Amazon ECS (Elastic Container Service) service task failures can occur for various reasons. It's important to address these issues promptly to ensure the reliability of your containerized applications. Here are common causes and steps to address ECS service task failures:
- Review ECS Event Stream:
- Cause: ECS provides an event stream that logs important events related to your tasks and services, including failures.
- Solution:
- Check the ECS event stream for any error messages or events related to the failed tasks.
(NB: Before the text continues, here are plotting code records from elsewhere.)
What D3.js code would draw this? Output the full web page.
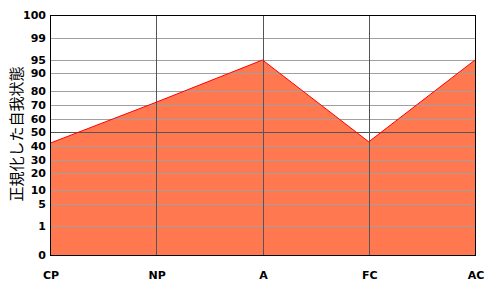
<!DOCTYPE html>
<html>
<head>
<meta charset="utf-8">
<script src="https://cdn.jsdelivr.net/npm/d3@7"></script>
<style>
  body { margin: 0; background: #fff; }
  .tick-label { font-family: "DejaVu Sans", sans-serif; font-weight: bold; font-size: 11px; fill: #000; }
  .axis-title { font-family: "Noto Sans CJK JP", sans-serif; font-size: 15px; fill: #000; }
</style>
</head>
<body>
<div id="chart"></div>
<script>
const egoStates = ["CP", "NP", "A", "FC", "AC"];
const percentiles = [42, 72, 95, 43, 95];
const yTicks = [0, 1, 5, 10, 20, 30, 40, 50, 60, 70, 80, 90, 95, 99, 100];

const width = 500;
const height = 300;
const margin = { top: 15, right: 25, bottom: 45, left: 50 };

const svg = d3.select("#chart").append("svg").attr("width", width).attr("height", height);

const xScale = d3.scalePoint().domain(egoStates).range([margin.left, width - margin.right]);
// normalized (non-linear) percentile axis, piecewise between the tick stops
const yScale = d3.scaleLinear()
    .domain(yTicks)
    .range([255, 226, 204, 190, 173, 160, 146, 132, 119, 105, 91, 73, 60, 38, 15]);

const data = egoStates.map((s, i) => ({ state: s, value: percentiles[i] }));

const area = d3.area().x(d => xScale(d.state)).y0(yScale(0)).y1(d => yScale(d.value));
const line = d3.line().x(d => xScale(d.state)).y(d => yScale(d.value));

svg.append("path").datum(data).attr("fill", "#FF7850").attr("d", area);

const crisp = v => Math.round(v) + 0.5;

// horizontal grid
svg.append("g").selectAll("line").data(yTicks.filter(t => t > 0 && t < 100)).enter().append("line")
    .attr("x1", margin.left).attr("x2", width - margin.right)
    .attr("y1", d => crisp(yScale(d))).attr("y2", d => crisp(yScale(d)))
    .attr("stroke", d => d === 50 ? "#555555" : "#A0A0A0").attr("stroke-width", 1);

// vertical grid
svg.append("g").selectAll("line").data(egoStates.slice(1, -1)).enter().append("line")
    .attr("x1", d => crisp(xScale(d))).attr("x2", d => crisp(xScale(d)))
    .attr("y1", yScale(100)).attr("y2", yScale(0))
    .attr("stroke", "#555555").attr("stroke-width", 1);

svg.append("path").datum(data).attr("fill", "none").attr("stroke", "#FF0000").attr("stroke-width", 1).attr("d", line);

// frame
svg.append("rect")
    .attr("x", crisp(margin.left)).attr("y", crisp(yScale(100)))
    .attr("width", (width - margin.right) - margin.left).attr("height", yScale(0) - yScale(100))
    .attr("fill", "none").attr("stroke", "#000").attr("stroke-width", 1);

// y tick labels
svg.append("g").selectAll("text").data(yTicks).enter().append("text")
    .attr("class", "tick-label")
    .attr("x", 46).attr("y", d => yScale(d) + 4)
    .attr("text-anchor", "end")
    .text(d => d);

// x labels
svg.append("g").selectAll("text").data(egoStates).enter().append("text")
    .attr("class", "tick-label")
    .attr("x", d => xScale(d) + 1).attr("y", 279)
    .attr("text-anchor", "middle")
    .text(d => d);

svg.append("text").attr("class", "axis-title")
    .attr("transform", "rotate(-90)")
    .attr("x", -134).attr("y", 22)
    .attr("text-anchor", "middle")
    .text("正規化した自我状態");
</script>
</body>
</html>
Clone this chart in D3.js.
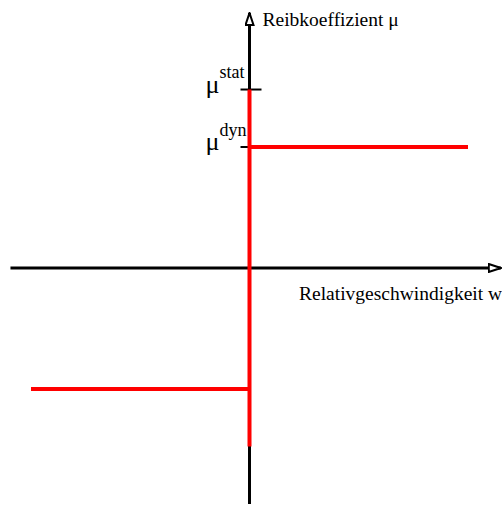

This can provide valuable insights into the root cause.
- Insufficient Resources:
- Cause: The underlying EC2 instances may not have enough CPU, memory, or other resources to run the tasks.
- Solution:
- Check the resource utilization of your EC2 instances and consider resizing or adding more instances to the cluster if necessary.
- Task Definition Issues:
- Cause: There may be issues with the task definition, such as incorrect image names, missing environment variables, or incorrect volume mappings.
- Solution:
- Review and validate the task definition to ensure that all required parameters are correctly specified.
- Docker Image Pull Failures:
- Cause: Unable to pull the specified Docker image due to network issues or authentication problems.
- Solution:
- Verify that the image repository is accessible and that any required authentication credentials are correctly configured.
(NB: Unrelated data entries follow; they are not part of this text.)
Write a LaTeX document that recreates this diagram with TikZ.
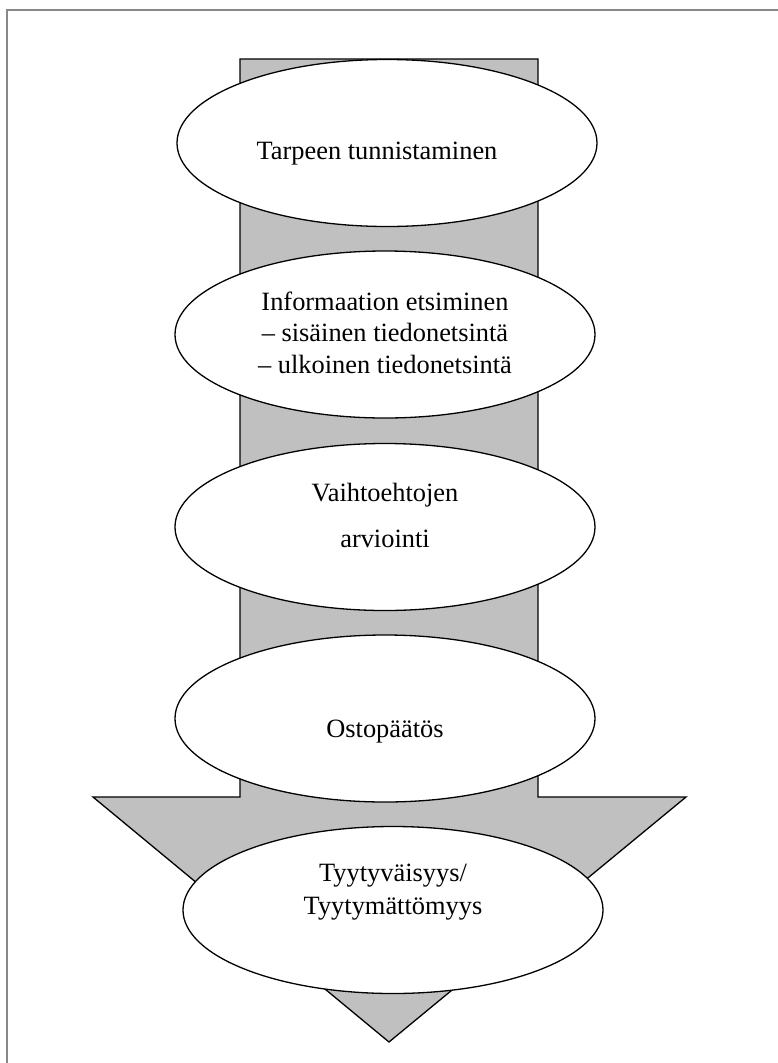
\documentclass[tikz,border=0pt]{standalone}
\usepackage{fontspec}
\setmainfont{Liberation Serif}
\usepackage{tikz}
\usetikzlibrary{shapes.geometric}
\usetikzlibrary{positioning}

\definecolor{arrowgray}{RGB}{192,192,192}
\definecolor{framegray}{RGB}{136,136,136}

\tikzset{
	stage/.style={ellipse,draw,fill=white,line width=1.3pt,minimum width=420pt,minimum height=167pt,inner sep=0pt},
	stagetext/.style={align=center,font=\fontsize{26.4}{31.5}\selectfont,inner sep=0pt}
}

\begin{document}
\begin{tikzpicture}[x=1pt,y=-1pt]
		\useasboundingbox (0,0) rectangle (778,1063);
		\fill[white] (0,0) rectangle (778,1063);
		\draw[framegray,line width=2.2pt] (7,1080) -- (7,10) -- (790,10); %frame%
		\draw[fill=arrowgray,line width=1.3pt,line join=miter] (240,59) -- (538,59) -- (538,797) -- (686,797) -- (389,1042) -- (93,797) -- (240,797) -- cycle;
		\node[stage] (need) at (387,143) {};
		\node[stage] (search) at (385,334.5) {};
		\node[stage] (eval) at (385,527) {};
		\node[stage] (decide) at (385,718.5) {};
		\node[stage] (outcome) at (393,910) {};
		\node[stagetext] (needtxt) at ([xshift=-10pt,yshift=-11pt]need.center) {Tarpeen tunnistaminen};
		\node[stagetext] (searchtxt) at ([yshift=2pt]search.center) {Informaation etsiminen\\ -- sisäinen tiedonetsintä\\ -- ulkoinen tiedonetsintä};
		\node[stagetext,font=\fontsize{26.4}{46}\selectfont] (evaltxt) at ([yshift=12pt]eval.center) {Vaihtoehtojen\\ arviointi};
		\node[stagetext] (decidetxt) at ([yshift=-13pt]decide.center) {Ostopäätös};
		\node[stagetext,font=\fontsize{26.4}{33}\selectfont] (outcometxt) at ([yshift=18pt]outcome.center) {Tyytyväisyys/\\ Tyytymättömyys};
	\end{tikzpicture}
\end{document}
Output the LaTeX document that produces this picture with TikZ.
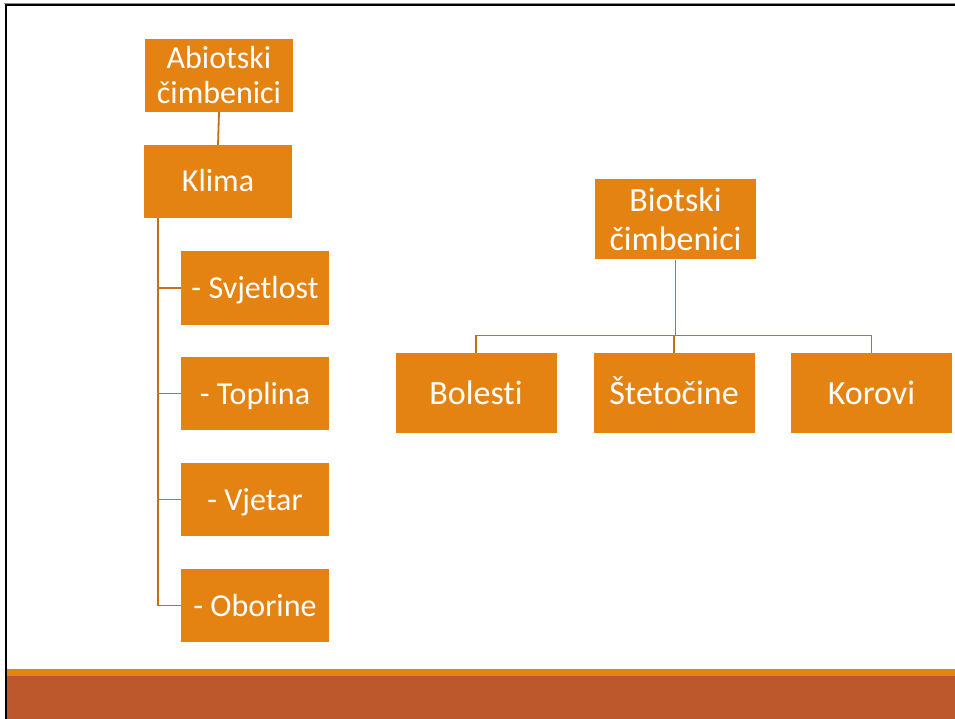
\documentclass[tikz,border=0pt]{standalone}
\usepackage{fontspec}
\setmainfont[Ligatures={NoCommon}]{Carlito}
\definecolor{accorange}{HTML}{E48312}
\definecolor{accrust}{HTML}{BD582C}
\definecolor{connline}{HTML}{C46E1A}
\begin{document}
\begin{tikzpicture}[x=1pt,y=-1pt,
  box/.style={fill=accorange, text=white, inner sep=0pt, align=center, anchor=center},
  lbox/.style={box, minimum width=148pt, minimum height=73pt, font=\fontsize{32}{35}\selectfont},
  rbox/.style={box, minimum width=161pt, minimum height=80pt, font=\fontsize{34}{39}\selectfont},
  lone/.style={text height=26pt, text depth=5pt},
  rone/.style={text height=28pt, text depth=6pt},
  conn/.style={draw=connline, line width=1.8pt}]
\useasboundingbox (0,0) rectangle (955,719);
\fill[white] (0,0) rectangle (955,719);
% bottom bands
\fill[accorange] (5,669) rectangle (955,676);
\fill[accrust] (5,676) rectangle (955,719);
% slide frame
\draw[black!45, line width=1pt] (4,3.5) -- (955,3.5);
\draw[black, line width=2pt] (6,5) -- (955,5);
\draw[black, line width=2pt] (6,4) -- (6,719);
% left tree
\node[lbox] (abio) at (219,75.5) {Abiotski\\čimbenici};
\node[lbox, lone] (klima) at (218,181.5) {Klima};
\node[lbox, lone] (svj) at (255,288) {- Svjetlost};
\node[lbox, lone] (topl) at (255,393.5) {- Toplina};
\node[lbox, lone] (vje) at (255,499.5) {- Vjetar};
\node[lbox, lone] (obo) at (255,605.5) {- Oborine};
\coordinate (kv) at (158,218);
\draw[conn] (abio.south) -- (klima.north);
\draw[conn] (kv) |- (obo.west);
\draw[conn] (kv |- svj.west) -- (svj.west);
\draw[conn] (kv |- topl.west) -- (topl.west);
\draw[conn] (kv |- vje.west) -- (vje.west);
% right tree
\node[rbox] (bio) at (675.5,219.5) {Biotski\\čimbenici};
\node[rbox, rone] (bol) at (476,393) {Bolesti};
\node[rbox, rone] (ste) at (674,393) {Štetočine};
\node[rbox, rone] (kor) at (871.5,393) {Korovi};
\coordinate (hb) at (675,335.5);
\draw[conn] (bio.south) -- (bio.south |- hb);
\draw[conn] (bol.north) -- (bol.north |- hb) -- (kor.north |- hb) -- (kor.north);
\draw[conn] (ste.north) -- (ste.north |- hb);
\end{tikzpicture}
\end{document}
- Incorrect IAM Role or Policy:
- Cause: The ECS tasks may lack the necessary IAM permissions to perform certain actions (e.g., accessing an S3 bucket, or connecting to an RDS database).
- Solution:
- Ensure that the IAM role associated with the ECS tasks has the required permissions to access the necessary AWS resources.
- Network Configuration Issues:
- Cause: Incorrect VPC, subnet, or security group configurations can lead to network-related failures.
- Solution:
- Verify that the ECS tasks are launched in the correct VPC, subnet, and security group and that they have proper network access.
- Task Placement Constraints:
- Cause: Task placement constraints (e.g.,
distinctInstance
) may prevent tasks from starting if placement conditions are not met. - Solution:
- Review and adjust placement constraints if they are too restrictive.
- ECS Agent Issues:
- Cause: Issues with the ECS agent running on the EC2 instances can prevent tasks from launching or cause them to fail.
- Solution:
- Check the ECS agent logs on the EC2 instances for any error messages or issues.
- Container Health Checks:
- Cause: If a container's health check fails, ECS may terminate the task.
- Solution:
- Review and adjust the health check configuration for your containers to ensure they accurately reflect the health of the application.
- Service Auto Scaling Configuration:
- Cause: If your service is configured for auto-scaling, ensure that the desired task count is set appropriately based on your scaling policies.
- Solution:
- Adjust the service auto-scaling configuration as needed to ensure that the desired task count meets your application's requirements.
- Application Logic or Code Issues:
- Cause: Bugs or errors in your application code can lead to failures within the tasks.
- Solution:
- Review and debug your application code to identify and address any issues.
Remember to monitor your ECS services and tasks, set up alarms for critical metrics, and implement robust logging and monitoring practices to detect and respond to failures promptly.